Transcribe every line of the listing below without any deviation.

◆ Dataset excerpt

↓

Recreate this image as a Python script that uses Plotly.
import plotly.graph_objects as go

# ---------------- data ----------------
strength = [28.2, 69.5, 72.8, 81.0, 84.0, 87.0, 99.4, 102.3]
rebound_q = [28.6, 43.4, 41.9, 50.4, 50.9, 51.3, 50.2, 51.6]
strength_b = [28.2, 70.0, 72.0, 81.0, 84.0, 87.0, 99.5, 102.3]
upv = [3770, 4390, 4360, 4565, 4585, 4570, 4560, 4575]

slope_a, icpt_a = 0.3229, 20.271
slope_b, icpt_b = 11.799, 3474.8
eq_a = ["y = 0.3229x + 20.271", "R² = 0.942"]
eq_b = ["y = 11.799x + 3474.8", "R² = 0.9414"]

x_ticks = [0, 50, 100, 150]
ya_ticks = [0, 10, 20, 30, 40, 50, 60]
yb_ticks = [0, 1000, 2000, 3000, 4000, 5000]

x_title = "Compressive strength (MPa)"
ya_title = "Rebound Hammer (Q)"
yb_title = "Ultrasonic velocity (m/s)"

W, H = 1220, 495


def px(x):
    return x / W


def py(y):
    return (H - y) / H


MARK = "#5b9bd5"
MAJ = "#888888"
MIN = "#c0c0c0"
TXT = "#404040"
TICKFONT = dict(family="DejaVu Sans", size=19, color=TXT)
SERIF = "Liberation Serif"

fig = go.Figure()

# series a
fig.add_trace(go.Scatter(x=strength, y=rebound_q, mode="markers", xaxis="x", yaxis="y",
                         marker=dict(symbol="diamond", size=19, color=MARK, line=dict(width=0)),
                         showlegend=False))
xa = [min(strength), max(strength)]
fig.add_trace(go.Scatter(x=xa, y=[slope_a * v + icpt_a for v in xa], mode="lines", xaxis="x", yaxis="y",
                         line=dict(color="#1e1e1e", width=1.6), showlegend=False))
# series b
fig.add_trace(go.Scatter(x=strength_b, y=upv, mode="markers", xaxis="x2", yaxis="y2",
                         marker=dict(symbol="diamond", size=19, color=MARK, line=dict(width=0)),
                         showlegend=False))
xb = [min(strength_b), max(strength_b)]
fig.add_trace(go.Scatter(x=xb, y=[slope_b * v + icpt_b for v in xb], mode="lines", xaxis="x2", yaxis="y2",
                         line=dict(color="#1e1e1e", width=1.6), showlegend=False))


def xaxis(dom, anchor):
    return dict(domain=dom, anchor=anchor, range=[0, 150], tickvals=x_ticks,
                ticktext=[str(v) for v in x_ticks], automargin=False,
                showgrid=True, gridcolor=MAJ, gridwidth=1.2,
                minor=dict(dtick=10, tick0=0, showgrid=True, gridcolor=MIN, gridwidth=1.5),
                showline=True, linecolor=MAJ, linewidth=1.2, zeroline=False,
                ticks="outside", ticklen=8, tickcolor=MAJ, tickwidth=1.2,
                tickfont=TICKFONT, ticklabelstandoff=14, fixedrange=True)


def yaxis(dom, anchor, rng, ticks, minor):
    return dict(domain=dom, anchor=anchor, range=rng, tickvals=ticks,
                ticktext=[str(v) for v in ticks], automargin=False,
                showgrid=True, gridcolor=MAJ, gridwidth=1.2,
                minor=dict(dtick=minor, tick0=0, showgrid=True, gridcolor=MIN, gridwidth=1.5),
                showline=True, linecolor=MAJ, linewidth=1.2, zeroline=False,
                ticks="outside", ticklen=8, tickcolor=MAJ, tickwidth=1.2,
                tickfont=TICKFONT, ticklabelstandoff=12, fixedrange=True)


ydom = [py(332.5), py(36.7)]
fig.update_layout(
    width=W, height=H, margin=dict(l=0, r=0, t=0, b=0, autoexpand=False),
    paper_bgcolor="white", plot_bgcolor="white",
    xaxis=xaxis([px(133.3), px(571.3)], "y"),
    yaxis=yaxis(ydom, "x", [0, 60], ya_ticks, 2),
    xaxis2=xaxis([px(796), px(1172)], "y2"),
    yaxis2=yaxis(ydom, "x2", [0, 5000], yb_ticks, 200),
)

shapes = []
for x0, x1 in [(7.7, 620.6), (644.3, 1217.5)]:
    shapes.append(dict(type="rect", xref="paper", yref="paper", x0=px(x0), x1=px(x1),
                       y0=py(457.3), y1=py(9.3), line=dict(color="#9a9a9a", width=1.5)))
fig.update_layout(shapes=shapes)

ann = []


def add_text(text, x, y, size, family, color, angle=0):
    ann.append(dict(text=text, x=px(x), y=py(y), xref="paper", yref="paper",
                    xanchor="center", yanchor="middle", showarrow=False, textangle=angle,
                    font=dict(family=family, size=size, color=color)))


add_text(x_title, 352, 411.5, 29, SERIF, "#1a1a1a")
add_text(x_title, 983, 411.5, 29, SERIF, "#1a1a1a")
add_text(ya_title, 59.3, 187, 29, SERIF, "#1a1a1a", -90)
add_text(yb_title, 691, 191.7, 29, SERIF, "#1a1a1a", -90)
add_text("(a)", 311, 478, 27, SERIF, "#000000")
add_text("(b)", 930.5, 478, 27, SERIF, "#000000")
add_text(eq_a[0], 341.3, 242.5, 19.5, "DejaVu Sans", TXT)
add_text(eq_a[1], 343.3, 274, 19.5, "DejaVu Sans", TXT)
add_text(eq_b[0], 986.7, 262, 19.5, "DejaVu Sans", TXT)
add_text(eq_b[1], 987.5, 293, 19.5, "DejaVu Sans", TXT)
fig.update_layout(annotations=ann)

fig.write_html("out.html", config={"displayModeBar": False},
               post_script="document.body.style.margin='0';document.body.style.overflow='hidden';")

↑

◆ Reply
Recreate this image as a Python script that uses Plotly.
import plotly.graph_objects as go

# ---------------- data ----------------
strength = [28.2, 69.5, 72.8, 81.0, 84.0, 87.0, 99.4, 102.3]
rebound_q = [28.6, 43.4, 41.9, 50.4, 50.9, 51.3, 50.2, 51.6]
strength_b = [28.2, 70.0, 72.0, 81.0, 84.0, 87.0, 99.5, 102.3]
upv = [3770, 4390, 4360, 4565, 4585, 4570, 4560, 4575]

slope_a, icpt_a = 0.3229, 20.271
slope_b, icpt_b = 11.799, 3474.8
eq_a = ["y = 0.3229x + 20.271", "R² = 0.942"]
eq_b = ["y = 11.799x + 3474.8", "R² = 0.9414"]

x_ticks = [0, 50, 100, 150]
ya_ticks = [0, 10, 20, 30, 40, 50, 60]
yb_ticks = [0, 1000, 2000, 3000, 4000, 5000]

x_title = "Compressive strength (MPa)"
ya_title = "Rebound Hammer (Q)"
yb_title = "Ultrasonic velocity (m/s)"

W, H = 1220, 495


def px(x):
    return x / W


def py(y):
    return (H - y) / H


MARK = "#5b9bd5"
MAJ = "#888888"
MIN = "#c0c0c0"
TXT = "#404040"
TICKFONT = dict(family="DejaVu Sans", size=19, color=TXT)
SERIF = "Liberation Serif"

fig = go.Figure()

# series a
fig.add_trace(go.Scatter(x=strength, y=rebound_q, mode="markers", xaxis="x", yaxis="y",
                         marker=dict(symbol="diamond", size=19, color=MARK, line=dict(width=0)),
                         showlegend=False))
xa = [min(strength), max(strength)]
fig.add_trace(go.Scatter(x=xa, y=[slope_a * v + icpt_a for v in xa], mode="lines", xaxis="x", yaxis="y",
                         line=dict(color="#1e1e1e", width=1.6), showlegend=False))
# series b
fig.add_trace(go.Scatter(x=strength_b, y=upv, mode="markers", xaxis="x2", yaxis="y2",
                         marker=dict(symbol="diamond", size=19, color=MARK, line=dict(width=0)),
                         showlegend=False))
xb = [min(strength_b), max(strength_b)]
fig.add_trace(go.Scatter(x=xb, y=[slope_b * v + icpt_b for v in xb], mode="lines", xaxis="x2", yaxis="y2",
                         line=dict(color="#1e1e1e", width=1.6), showlegend=False))


def xaxis(dom, anchor):
    return dict(domain=dom, anchor=anchor, range=[0, 150], tickvals=x_ticks,
                ticktext=[str(v) for v in x_ticks], automargin=False,
                showgrid=True, gridcolor=MAJ, gridwidth=1.2,
                minor=dict(dtick=10, tick0=0, showgrid=True, gridcolor=MIN, gridwidth=1.5),
                showline=True, linecolor=MAJ, linewidth=1.2, zeroline=False,
                ticks="outside", ticklen=8, tickcolor=MAJ, tickwidth=1.2,
                tickfont=TICKFONT, ticklabelstandoff=14, fixedrange=True)


def yaxis(dom, anchor, rng, ticks, minor):
    return dict(domain=dom, anchor=anchor, range=rng, tickvals=ticks,
                ticktext=[str(v) for v in ticks], automargin=False,
                showgrid=True, gridcolor=MAJ, gridwidth=1.2,
                minor=dict(dtick=minor, tick0=0, showgrid=True, gridcolor=MIN, gridwidth=1.5),
                showline=True, linecolor=MAJ, linewidth=1.2, zeroline=False,
                ticks="outside", ticklen=8, tickcolor=MAJ, tickwidth=1.2,
                tickfont=TICKFONT, ticklabelstandoff=12, fixedrange=True)


ydom = [py(332.5), py(36.7)]
fig.update_layout(
    width=W, height=H, margin=dict(l=0, r=0, t=0, b=0, autoexpand=False),
    paper_bgcolor="white", plot_bgcolor="white",
    xaxis=xaxis([px(133.3), px(571.3)], "y"),
    yaxis=yaxis(ydom, "x", [0, 60], ya_ticks, 2),
    xaxis2=xaxis([px(796), px(1172)], "y2"),
    yaxis2=yaxis(ydom, "x2", [0, 5000], yb_ticks, 200),
)

shapes = []
for x0, x1 in [(7.7, 620.6), (644.3, 1217.5)]:
    shapes.append(dict(type="rect", xref="paper", yref="paper", x0=px(x0), x1=px(x1),
                       y0=py(457.3), y1=py(9.3), line=dict(color="#9a9a9a", width=1.5)))
fig.update_layout(shapes=shapes)

ann = []


def add_text(text, x, y, size, family, color, angle=0):
    ann.append(dict(text=text, x=px(x), y=py(y), xref="paper", yref="paper",
                    xanchor="center", yanchor="middle", showarrow=False, textangle=angle,
                    font=dict(family=family, size=size, color=color)))


add_text(x_title, 352, 411.5, 29, SERIF, "#1a1a1a")
add_text(x_title, 983, 411.5, 29, SERIF, "#1a1a1a")
add_text(ya_title, 59.3, 187, 29, SERIF, "#1a1a1a", -90)
add_text(yb_title, 691, 191.7, 29, SERIF, "#1a1a1a", -90)
add_text("(a)", 311, 478, 27, SERIF, "#000000")
add_text("(b)", 930.5, 478, 27, SERIF, "#000000")
add_text(eq_a[0], 341.3, 242.5, 19.5, "DejaVu Sans", TXT)
add_text(eq_a[1], 343.3, 274, 19.5, "DejaVu Sans", TXT)
add_text(eq_b[0], 986.7, 262, 19.5, "DejaVu Sans", TXT)
add_text(eq_b[1], 987.5, 293, 19.5, "DejaVu Sans", TXT)
fig.update_layout(annotations=ann)

fig.write_html("out.html", config={"displayModeBar": False},
               post_script="document.body.style.margin='0';document.body.style.overflow='hidden';")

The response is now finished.